Empty and naked, this Saint is weighing in at 6 lbs., 4 oz. That’s pretty standard, too. Load up a 30-round mag (it comes with a Magpul PMAG), top it off with a red dot, attach a sling, add a light or laser or both, and the weight should creep up towards the 9-lb. mark.
Shooting the SAINT
So far, I’ve been combing through a fairly long list of distinguishing features of the SAINT. It is a rock-solid rifle built to run well out of its included padded case. If it didn’t, I wouldn’t be writing this. The Saint delivers on its promise.
Accuracy is solid. The rifle arrived sighted in — as any gun with iron sights should. There was no need to adjust the height of the front post, or the windage. With the stock extended, LOP is sufficient for my 6’4” frame, though I’ve always felt cramped on a carbine’s short handguard.

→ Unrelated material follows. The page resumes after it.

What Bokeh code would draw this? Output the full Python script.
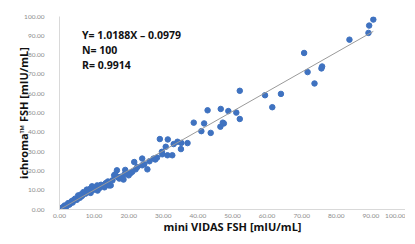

While evaluating the SAINT, I picked up a Viridian HS1. The handstop laser adds some ergonomic real estate to the handguard. That helps with my ability to hold onto the gun and prevents me from doing the chicken-wing grip on the handguard. I did have to modify the integral handstop and I removed the front sling mount to get the laser to clear.
Usually when I review an AR-15, I’ll run a wide variety of ammo weights through. As ammo is hard to come by, I was a bit stingy. I shot Tula 55 grain, and some Independence 55 grain. Both fed and extracted without issue. Predictably, I had the best accuracy results with Winchester 62 grain bullets.
When I began this, I was musing about the role of Springfield Armory. As with the M1A, the 1911 and maybe now bolt-action rifles, Springfield doesn’t jump in with a new product unless they really have it right. I can’t say this about every gun company. Too many seem content with throwing out new guns in the hopes that the really good designs rise to the top.
All of my previous AR’s are homages to Frankenstein’s monster, with parts stuck here and accessories added there, but this one might change my course. This version of the SAINT is a basic and familiar design, yes — but it is flawlessly executed.